TO BE DONE =
Retype the opening lines of the data exactly, stopping after the line that contains "const scopeColors = ['#f9c10b', '#dd3548', '#1ba1b8'];". Skip every picture.

——————————

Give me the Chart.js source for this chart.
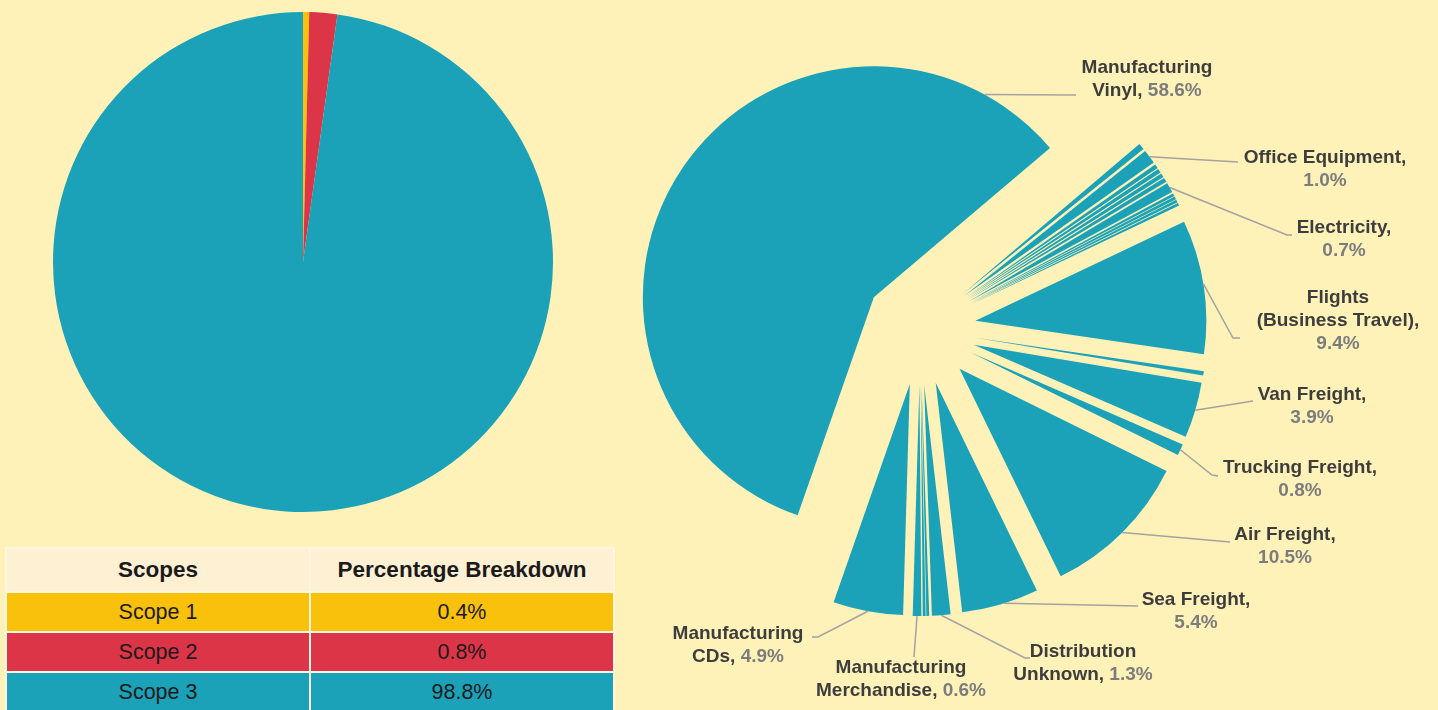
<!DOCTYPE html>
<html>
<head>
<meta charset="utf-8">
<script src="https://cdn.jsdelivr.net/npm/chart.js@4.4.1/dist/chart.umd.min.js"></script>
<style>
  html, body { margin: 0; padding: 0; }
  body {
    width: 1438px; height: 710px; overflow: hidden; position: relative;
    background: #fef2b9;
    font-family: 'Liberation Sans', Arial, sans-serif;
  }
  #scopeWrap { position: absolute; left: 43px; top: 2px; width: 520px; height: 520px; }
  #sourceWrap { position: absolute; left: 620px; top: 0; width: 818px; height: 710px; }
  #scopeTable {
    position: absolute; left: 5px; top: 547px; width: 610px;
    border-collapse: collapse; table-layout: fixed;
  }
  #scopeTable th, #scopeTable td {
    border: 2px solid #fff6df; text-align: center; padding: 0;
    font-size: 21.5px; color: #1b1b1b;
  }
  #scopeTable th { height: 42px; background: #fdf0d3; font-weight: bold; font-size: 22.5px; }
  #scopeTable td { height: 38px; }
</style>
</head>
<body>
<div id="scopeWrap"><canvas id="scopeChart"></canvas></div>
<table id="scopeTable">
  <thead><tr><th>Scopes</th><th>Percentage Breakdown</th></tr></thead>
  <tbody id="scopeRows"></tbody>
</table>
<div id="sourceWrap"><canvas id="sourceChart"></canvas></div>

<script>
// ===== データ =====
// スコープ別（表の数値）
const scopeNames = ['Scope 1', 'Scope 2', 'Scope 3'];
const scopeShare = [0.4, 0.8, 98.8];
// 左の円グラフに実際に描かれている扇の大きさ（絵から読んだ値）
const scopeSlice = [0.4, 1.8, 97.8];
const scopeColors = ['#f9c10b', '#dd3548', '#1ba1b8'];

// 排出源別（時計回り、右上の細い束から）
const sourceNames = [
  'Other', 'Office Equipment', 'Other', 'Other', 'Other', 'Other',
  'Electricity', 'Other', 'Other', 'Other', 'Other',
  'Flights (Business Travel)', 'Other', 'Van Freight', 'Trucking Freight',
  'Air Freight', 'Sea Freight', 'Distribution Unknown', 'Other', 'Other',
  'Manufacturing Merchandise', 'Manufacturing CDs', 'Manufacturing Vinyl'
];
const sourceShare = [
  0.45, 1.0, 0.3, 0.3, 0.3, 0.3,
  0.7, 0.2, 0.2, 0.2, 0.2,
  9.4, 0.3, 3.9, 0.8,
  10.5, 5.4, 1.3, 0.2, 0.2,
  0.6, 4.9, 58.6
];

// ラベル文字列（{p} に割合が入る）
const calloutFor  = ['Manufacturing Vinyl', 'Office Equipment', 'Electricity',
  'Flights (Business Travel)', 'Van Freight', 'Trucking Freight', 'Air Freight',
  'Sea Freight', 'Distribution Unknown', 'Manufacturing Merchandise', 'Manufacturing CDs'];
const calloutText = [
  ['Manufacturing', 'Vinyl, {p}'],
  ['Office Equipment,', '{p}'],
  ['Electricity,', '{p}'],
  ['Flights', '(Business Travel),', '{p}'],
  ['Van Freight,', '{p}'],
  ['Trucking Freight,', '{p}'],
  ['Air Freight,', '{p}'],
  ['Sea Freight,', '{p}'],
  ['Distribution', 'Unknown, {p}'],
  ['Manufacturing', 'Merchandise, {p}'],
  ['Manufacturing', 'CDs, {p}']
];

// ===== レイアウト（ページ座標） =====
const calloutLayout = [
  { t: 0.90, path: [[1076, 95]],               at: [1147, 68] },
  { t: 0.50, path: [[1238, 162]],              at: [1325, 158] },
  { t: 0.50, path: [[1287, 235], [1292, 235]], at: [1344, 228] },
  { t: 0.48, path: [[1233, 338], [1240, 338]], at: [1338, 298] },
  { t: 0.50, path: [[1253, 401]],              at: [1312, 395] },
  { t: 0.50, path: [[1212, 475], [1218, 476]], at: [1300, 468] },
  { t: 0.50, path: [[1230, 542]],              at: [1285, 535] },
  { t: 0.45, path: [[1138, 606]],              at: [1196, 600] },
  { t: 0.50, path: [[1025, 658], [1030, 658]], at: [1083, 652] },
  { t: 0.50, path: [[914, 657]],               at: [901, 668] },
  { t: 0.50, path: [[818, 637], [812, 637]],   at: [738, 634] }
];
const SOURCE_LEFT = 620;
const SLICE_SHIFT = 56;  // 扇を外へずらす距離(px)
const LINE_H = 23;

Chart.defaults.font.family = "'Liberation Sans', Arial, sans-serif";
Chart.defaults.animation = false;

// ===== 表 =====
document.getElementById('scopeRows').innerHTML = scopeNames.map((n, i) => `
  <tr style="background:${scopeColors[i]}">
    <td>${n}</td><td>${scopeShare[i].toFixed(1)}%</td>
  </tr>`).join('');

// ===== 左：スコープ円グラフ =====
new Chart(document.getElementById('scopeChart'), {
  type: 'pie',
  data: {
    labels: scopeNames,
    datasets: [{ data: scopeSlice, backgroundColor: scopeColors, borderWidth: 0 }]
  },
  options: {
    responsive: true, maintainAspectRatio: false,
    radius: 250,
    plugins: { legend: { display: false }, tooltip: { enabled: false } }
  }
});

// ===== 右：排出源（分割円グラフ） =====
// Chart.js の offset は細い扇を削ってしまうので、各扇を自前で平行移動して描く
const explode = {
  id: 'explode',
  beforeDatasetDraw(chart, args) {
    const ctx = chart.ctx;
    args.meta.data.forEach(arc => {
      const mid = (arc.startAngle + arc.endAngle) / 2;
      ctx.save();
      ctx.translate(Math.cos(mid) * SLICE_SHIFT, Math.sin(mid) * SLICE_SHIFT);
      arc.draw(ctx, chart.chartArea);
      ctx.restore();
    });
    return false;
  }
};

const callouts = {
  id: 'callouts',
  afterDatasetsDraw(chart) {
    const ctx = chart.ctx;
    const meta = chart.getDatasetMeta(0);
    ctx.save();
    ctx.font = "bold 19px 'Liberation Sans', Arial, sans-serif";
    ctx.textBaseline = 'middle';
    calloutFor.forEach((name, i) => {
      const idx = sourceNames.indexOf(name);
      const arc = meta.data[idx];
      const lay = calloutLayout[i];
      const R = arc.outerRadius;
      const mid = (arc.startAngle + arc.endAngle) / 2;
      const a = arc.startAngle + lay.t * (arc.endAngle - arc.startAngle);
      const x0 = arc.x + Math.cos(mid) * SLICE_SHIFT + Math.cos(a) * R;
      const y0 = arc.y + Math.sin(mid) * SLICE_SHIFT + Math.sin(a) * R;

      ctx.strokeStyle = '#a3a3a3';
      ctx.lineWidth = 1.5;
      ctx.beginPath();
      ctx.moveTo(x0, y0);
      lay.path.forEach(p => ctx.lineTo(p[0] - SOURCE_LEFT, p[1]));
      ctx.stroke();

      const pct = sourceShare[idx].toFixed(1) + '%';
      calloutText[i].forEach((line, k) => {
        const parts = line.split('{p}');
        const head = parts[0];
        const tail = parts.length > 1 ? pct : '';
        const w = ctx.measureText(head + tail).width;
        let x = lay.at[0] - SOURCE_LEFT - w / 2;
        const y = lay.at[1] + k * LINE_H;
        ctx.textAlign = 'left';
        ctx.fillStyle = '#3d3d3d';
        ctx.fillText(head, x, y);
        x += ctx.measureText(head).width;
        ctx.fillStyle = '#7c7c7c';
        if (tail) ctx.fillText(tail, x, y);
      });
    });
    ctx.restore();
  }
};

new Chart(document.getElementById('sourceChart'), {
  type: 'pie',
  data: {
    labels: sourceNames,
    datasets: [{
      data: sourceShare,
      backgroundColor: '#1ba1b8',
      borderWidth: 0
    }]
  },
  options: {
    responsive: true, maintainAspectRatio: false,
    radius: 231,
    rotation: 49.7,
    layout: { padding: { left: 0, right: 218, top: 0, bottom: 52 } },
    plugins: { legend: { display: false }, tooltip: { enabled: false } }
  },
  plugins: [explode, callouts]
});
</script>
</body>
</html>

——————————

REPLY =
Give me the Chart.js source for this chart.
<!DOCTYPE html>
<html>
<head>
<meta charset="utf-8">
<script src="https://cdn.jsdelivr.net/npm/chart.js@4.4.1/dist/chart.umd.min.js"></script>
<style>
  html, body { margin: 0; padding: 0; }
  body {
    width: 1438px; height: 710px; overflow: hidden; position: relative;
    background: #fef2b9;
    font-family: 'Liberation Sans', Arial, sans-serif;
  }
  #scopeWrap { position: absolute; left: 43px; top: 2px; width: 520px; height: 520px; }
  #sourceWrap { position: absolute; left: 620px; top: 0; width: 818px; height: 710px; }
  #scopeTable {
    position: absolute; left: 5px; top: 547px; width: 610px;
    border-collapse: collapse; table-layout: fixed;
  }
  #scopeTable th, #scopeTable td {
    border: 2px solid #fff6df; text-align: center; padding: 0;
    font-size: 21.5px; color: #1b1b1b;
  }
  #scopeTable th { height: 42px; background: #fdf0d3; font-weight: bold; font-size: 22.5px; }
  #scopeTable td { height: 38px; }
</style>
</head>
<body>
<div id="scopeWrap"><canvas id="scopeChart"></canvas></div>
<table id="scopeTable">
  <thead><tr><th>Scopes</th><th>Percentage Breakdown</th></tr></thead>
  <tbody id="scopeRows"></tbody>
</table>
<div id="sourceWrap"><canvas id="sourceChart"></canvas></div>

<script>
// ===== データ =====
// スコープ別（表の数値）
const scopeNames = ['Scope 1', 'Scope 2', 'Scope 3'];
const scopeShare = [0.4, 0.8, 98.8];
// 左の円グラフに実際に描かれている扇の大きさ（絵から読んだ値）
const scopeSlice = [0.4, 1.8, 97.8];
const scopeColors = ['#f9c10b', '#dd3548', '#1ba1b8'];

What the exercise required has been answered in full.